Por uma genuína “arte de celebrar”

Por Secretariado Diocesano da Liturgia

Na sua Carta Apostólica Desiderio desideravi, o Papa Francisco preconiza o cultivo e exercício de uma autêntica «ars celebrandi». Efetivamente, para que a liturgia forme para a liturgia não pode celebrar-se de qualquer maneira, de forma meramente exterior, sem se compreenderem os dinamismos e «leis» internas da ação litúrgica, sem se ter uma noção esclarecida da sua dimensão teológica, sem qualquer sobressalto íntimo e consequente predisposição para o assombro ante a maravilha do mistério pascal que nela nos é presenteado. Não se pode/deve celebrar no desrespeito da «lex orandi» da Igreja, de forma precipitada, atabalhoada, manipulada, sem arte e sem alma. A «formação litúrgica» recorre necessariamente à «arte de celebrar» para conservar e fazer crescer os fiéis na compreensão vital dos símbolos.
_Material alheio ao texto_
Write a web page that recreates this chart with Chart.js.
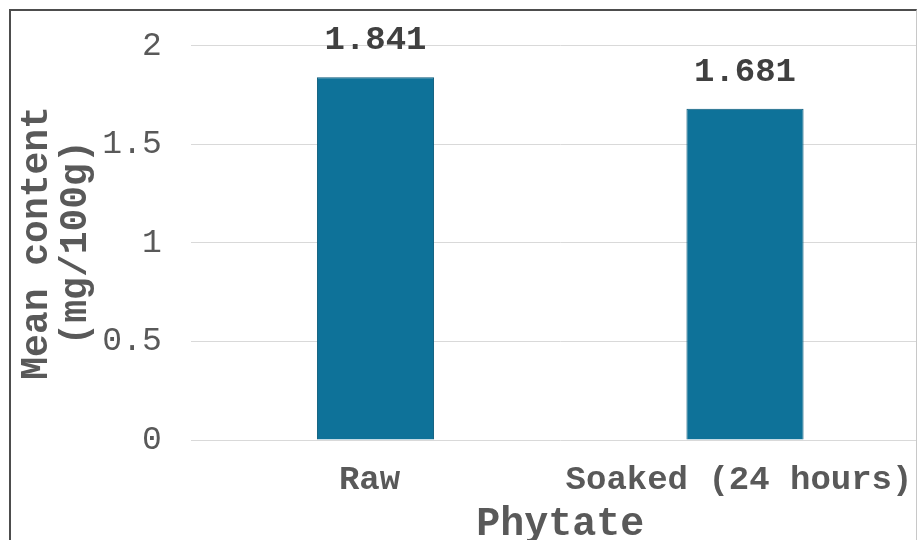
<!DOCTYPE html>
<html>
<head>
<meta charset="utf-8">
<script src="https://cdn.jsdelivr.net/npm/chart.js@4.4.1/dist/chart.umd.min.js"></script>
<style>
  html, body { margin: 0; padding: 0; background: #ffffff; }
  #wrap { position: relative; width: 917px; height: 540px; overflow: hidden; background: #ffffff; }
  #chart { position: absolute; left: 0; top: -3px; }
  #frame {
    position: absolute; left: 9px; top: 9px; width: 905px; height: 620px;
    border-left: 2px solid #4d4d4d; border-top: 2px solid #4d4d4d; border-right: 1px solid #c8c8c8;
    pointer-events: none;
  }
</style>
</head>
<body>
<div id="wrap">
  <canvas id="chart" width="960" height="600" style="width:960px;height:600px"></canvas>
  <div id="frame"></div>
</div>
<script>
// Phytate content before and after soaking
const categories = ['Raw', 'Soaked (24 hours)'];
const meanContent = [1.841, 1.681];
const valueLabels = ['1.841', '1.681'];
const yTicks = [0, 0.5, 1, 1.5, 2];
const xTitle = 'Phytate';
const yTitle = ['Mean content', '(mg/100g)'];

const MONO = "'Liberation Mono', 'Courier New', monospace";
const TEXT = '#595959';

// Writes the value above each bar
const barValuePlugin = {
  id: 'barValues',
  afterDatasetsDraw(chart) {
    const ctx = chart.ctx;
    const meta = chart.getDatasetMeta(0);
    ctx.save();
    ctx.font = 'bold 34px ' + MONO;
    ctx.fillStyle = '#404040';
    ctx.textAlign = 'center';
    ctx.textBaseline = 'alphabetic';
    meta.data.forEach((bar, i) => {
      ctx.fillText(valueLabels[i], bar.x, bar.y - 28);
    });
    ctx.restore();
  }
};

new Chart(document.getElementById('chart'), {
  type: 'bar',
  data: {
    labels: categories,
    datasets: [{
      data: meanContent,
      backgroundColor: '#0e7299',
      borderColor: '#0a5a7a',
      borderWidth: 1,
      categoryPercentage: 1.0,
      barPercentage: 0.317
    }]
  },
  options: {
    responsive: false,
    animation: false,
    layout: { padding: { left: 10, right: 30.25, top: 42, bottom: 37 } },
    plugins: { legend: { display: false }, tooltip: { enabled: false } },
    scales: {
      x: {
        grid: { display: false, drawTicks: false },
        border: { display: false },
        ticks: {
          color: TEXT, padding: 20, labelOffset: -6, maxRotation: 0, autoSkip: false,
          font: { family: MONO, size: 34, weight: 'bold', lineHeight: 1.2 }
        },
        title: {
          display: true, text: xTitle, color: TEXT, padding: { top: 0, bottom: 15 },
          font: { family: MONO, size: 40, weight: 'bold', lineHeight: 1.0 }
        },
        afterFit(scale) { scale.height = 120; }
      },
      y: {
        min: 0, max: 2,
        afterBuildTicks(scale) { scale.ticks = yTicks.map(v => ({ value: v })); },
        grid: { color: '#d9d9d9', lineWidth: 1, drawTicks: false },
        border: { display: false },
        ticks: {
          color: TEXT, padding: 29,
          font: { family: MONO, size: 33, lineHeight: 1.2 },
          callback: v => String(v)
        },
        title: {
          display: true, text: yTitle, color: TEXT, padding: { top: 7, bottom: 0 },
          font: { family: MONO, size: 38, weight: 'bold', lineHeight: 1.05 }
        },
        afterFit(scale) { scale.width = 180.75; }
      }
    }
  },
  plugins: [barValuePlugin]
});
</script>
</body>
</html>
Atenção: falar em «arte de celebrar» não é recuperar as velhas conceções juridista (não basta cumprir rubricas!) ou esteticista (apostar numa criatividade fantasiosa), já a seu tempo censuradas por Pio XII na encíclica Mediator Dei (1947). Francisco sublinha que esta «arte» não pode prescindir da referência ao sentido teológico da Liturgia tal como SC 7 o apresenta (DD 48).
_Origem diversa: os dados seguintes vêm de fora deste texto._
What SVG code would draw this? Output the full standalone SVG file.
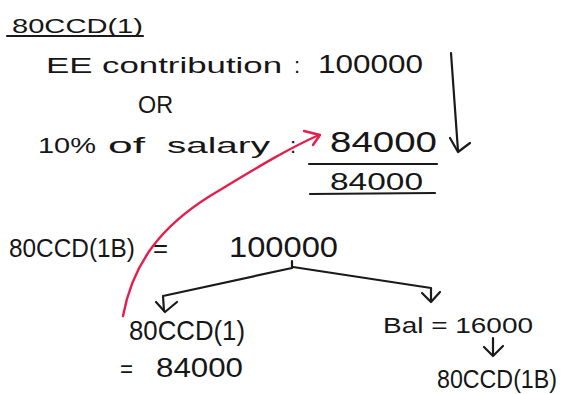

A prática de qualquer arte pressupões conhecimentos. Entre os pressupostos pela ars celebrandi, o Papa destaca o respeito pelo dinamismo da Liturgia em que «a ação celebrativa é o lugar em que, através do memorial se torna presente o mistério pascal para que os batizados, em virtude da sua participação, possam experimentá-lo na sua vida: sem esta compreensão cai-se facilmente no exteriorismo (mais ou menos refinado) e no rubricismo (mais ou menos rígido) (DD 49). Além disso, para que a arte de celebrar esteja em sintonia com a ação do Espírito, é preciso conhecer o modo como o Espírito age em cada celebração (Ibid). Sem essa «competência» resvala-se para o subjetivismo ou para a «culturalite»: teremos grande investimento em criatividade e veremos grandes «artistas» em ação, mas não é isso a «arte de celebrar» porque se tresmalhou o seu objeto – o mistério Pascal – e se equivocou quanto ao verdadeiro protagonista dessas obras primas que só pode ser o Espírito Santo. «Por fim – recorda Francisco –, é necessário conhecer as dinâmicas da linguagem simbólica, a sua peculiaridade, a sua eficácia» (DD 49).
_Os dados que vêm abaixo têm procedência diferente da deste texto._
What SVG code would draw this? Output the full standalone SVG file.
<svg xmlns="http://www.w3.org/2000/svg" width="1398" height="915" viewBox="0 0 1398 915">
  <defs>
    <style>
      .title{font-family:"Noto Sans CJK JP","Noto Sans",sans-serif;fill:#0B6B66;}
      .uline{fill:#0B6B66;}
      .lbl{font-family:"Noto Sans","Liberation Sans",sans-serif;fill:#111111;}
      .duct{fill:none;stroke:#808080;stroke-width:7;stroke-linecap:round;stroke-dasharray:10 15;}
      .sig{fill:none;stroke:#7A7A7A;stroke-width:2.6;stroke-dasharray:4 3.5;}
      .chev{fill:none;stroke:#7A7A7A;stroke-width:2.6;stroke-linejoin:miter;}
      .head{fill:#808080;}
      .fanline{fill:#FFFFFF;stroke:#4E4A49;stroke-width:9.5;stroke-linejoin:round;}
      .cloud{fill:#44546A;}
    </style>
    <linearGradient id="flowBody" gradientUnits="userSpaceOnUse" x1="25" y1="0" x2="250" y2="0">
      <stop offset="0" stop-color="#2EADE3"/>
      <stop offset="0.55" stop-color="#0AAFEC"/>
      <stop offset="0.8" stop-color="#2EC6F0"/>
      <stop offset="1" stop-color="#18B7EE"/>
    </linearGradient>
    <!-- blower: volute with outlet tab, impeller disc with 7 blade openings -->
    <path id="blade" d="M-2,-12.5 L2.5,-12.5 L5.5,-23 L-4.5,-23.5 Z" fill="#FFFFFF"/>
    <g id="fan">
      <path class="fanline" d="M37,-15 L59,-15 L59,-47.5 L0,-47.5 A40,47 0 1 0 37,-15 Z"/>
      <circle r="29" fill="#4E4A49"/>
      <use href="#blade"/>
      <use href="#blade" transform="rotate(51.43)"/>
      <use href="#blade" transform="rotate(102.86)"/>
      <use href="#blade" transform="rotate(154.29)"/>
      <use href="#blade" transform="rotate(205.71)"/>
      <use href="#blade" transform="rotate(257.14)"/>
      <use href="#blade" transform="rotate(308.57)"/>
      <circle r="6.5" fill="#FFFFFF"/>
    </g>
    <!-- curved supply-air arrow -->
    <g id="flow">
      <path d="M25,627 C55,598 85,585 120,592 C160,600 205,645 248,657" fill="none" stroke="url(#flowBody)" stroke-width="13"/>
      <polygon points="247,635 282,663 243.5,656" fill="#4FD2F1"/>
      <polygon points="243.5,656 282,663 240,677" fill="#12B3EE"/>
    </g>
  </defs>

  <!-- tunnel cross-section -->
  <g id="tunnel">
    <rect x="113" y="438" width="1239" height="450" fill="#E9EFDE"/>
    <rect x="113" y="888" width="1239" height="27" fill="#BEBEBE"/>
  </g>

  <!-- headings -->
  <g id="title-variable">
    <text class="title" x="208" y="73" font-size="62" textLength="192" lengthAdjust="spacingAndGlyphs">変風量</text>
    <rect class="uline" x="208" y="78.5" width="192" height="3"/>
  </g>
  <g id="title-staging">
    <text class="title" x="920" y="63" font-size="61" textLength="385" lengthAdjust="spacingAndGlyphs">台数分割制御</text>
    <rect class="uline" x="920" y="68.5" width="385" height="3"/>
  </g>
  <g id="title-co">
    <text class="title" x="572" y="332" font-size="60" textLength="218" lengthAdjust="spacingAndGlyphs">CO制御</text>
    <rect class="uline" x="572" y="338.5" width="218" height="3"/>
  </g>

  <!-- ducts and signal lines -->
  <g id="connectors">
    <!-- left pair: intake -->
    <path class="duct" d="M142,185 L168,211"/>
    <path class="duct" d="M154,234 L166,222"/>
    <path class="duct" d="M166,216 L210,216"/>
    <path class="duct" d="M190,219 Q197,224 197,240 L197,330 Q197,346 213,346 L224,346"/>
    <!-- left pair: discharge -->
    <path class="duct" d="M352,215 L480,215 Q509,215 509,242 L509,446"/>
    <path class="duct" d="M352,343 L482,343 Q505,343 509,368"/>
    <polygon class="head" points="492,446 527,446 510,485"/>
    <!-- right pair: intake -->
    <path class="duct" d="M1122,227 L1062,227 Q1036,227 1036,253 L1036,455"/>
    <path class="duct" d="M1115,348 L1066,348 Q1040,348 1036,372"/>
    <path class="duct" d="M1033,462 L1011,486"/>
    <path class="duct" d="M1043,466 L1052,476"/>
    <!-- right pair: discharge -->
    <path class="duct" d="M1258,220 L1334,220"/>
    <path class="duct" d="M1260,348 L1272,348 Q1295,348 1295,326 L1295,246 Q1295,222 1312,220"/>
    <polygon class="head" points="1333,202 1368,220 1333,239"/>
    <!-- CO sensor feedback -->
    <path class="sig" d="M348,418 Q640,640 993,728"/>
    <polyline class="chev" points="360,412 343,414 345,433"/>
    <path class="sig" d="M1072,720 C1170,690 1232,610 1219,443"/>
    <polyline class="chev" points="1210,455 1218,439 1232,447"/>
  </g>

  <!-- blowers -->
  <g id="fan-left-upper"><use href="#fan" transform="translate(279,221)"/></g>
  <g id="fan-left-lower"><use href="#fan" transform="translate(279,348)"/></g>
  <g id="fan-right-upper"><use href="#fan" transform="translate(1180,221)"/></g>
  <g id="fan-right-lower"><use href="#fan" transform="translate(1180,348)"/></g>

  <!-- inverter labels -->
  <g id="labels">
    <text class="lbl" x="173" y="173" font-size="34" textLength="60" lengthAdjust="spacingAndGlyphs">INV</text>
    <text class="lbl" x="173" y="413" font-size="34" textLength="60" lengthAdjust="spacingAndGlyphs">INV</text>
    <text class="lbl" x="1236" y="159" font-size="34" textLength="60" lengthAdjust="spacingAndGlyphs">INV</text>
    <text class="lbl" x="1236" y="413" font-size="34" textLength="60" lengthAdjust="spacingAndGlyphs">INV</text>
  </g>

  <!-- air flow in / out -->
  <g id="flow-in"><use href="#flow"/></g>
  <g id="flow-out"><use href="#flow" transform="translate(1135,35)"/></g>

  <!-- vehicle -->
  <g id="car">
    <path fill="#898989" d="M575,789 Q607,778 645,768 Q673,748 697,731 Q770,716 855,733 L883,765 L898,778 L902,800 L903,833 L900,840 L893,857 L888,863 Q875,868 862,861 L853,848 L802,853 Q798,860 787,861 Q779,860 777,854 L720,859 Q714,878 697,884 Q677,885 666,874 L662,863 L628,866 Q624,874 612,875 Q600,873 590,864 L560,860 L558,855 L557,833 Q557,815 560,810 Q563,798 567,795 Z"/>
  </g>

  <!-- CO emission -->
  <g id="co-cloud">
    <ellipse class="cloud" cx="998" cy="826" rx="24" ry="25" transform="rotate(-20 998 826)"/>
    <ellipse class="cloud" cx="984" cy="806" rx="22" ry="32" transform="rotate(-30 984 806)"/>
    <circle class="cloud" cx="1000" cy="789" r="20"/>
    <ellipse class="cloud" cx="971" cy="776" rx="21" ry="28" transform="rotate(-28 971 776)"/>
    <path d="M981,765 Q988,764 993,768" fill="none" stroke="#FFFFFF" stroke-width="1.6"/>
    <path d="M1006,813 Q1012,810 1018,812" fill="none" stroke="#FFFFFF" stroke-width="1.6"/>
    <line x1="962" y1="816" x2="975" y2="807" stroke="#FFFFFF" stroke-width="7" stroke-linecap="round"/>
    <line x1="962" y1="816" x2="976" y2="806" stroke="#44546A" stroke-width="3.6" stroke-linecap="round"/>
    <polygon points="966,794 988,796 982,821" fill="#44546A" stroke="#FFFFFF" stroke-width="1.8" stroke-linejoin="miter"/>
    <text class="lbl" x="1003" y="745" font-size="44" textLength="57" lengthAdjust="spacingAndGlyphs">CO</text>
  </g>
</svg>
Por tudo isso, a arte de celebrar não se improvisa, mas requer aplicação assídua (DD 50). Não basta dominar a técnica, é preciso «ser possuído» pela arte, como um verdadeiro artista. A título de exemplo: ser-se perito na arte de falar em público pode ajudar – e Francisco recordará mais adiante que «as palavras que a Liturgia põe nos lábios [do celebrante] têm conteúdos diversos que requerem tonalidades específicas: pela importância destas palavras é exigida ao presbítero uma verdadeira ars dicendi [arte de dizer]» (DD 60). Mas essa técnica, como outras, é instrumental. Só será útil na condição de se «submeter à natureza da Liturgia e à ação do Espírito» (DD 50). «Deve despertar-se de novo o sentido do alto estilo da oração, a vontade de implicar também nela a nossa existência. Mas o caminho para estas metas é a disciplina, a renúncia a um sentimentalismo mole; um trabalho sério, feito em obediência à Igreja» (Guardini).

Advirta-se que o cultivo desta «arte de celebrar» é para todos os batizados (DD 51). Francisco dá exemplos: a unidade de toda a assembleia nas mesmas atitudes, gestos e palavras: «são muitos os modos com que a assembleia, como um só homem (Ne 8, 1), participa na celebração. Realizar todos juntos o mesmo gesto, falar todos juntos a uma só voz, transmitir a cada um a força de toda a assembleia. É uma uniformidade que não só não mortifica mas, pelo contrário, educa cada fiel a descobrir a unicidade autêntica da própria personalidade não em atitudes individualistas mas na consciência de ser um só corpo» (n. 51).

Um segundo exemplo desta «arte coletiva», que se reveste de «importância absoluta», é a observância comum do silêncio nos momentos previstos (DD 52). Não se trata de procurar refúgio num «isolamento intimista» que estaria «em contradição com a própria essência da celebração» (ibid.). «O silêncio litúrgico é muito mais: é o símbolo da presença e da ação do Espírito Santo que anima toda a ação celebrativa» e exprime a sua ação multiforme. «Somos chamados a realizar com extremo cuidado o gesto simbólico do silêncio: é nele que o Espírito nos dá forma» (DD 52).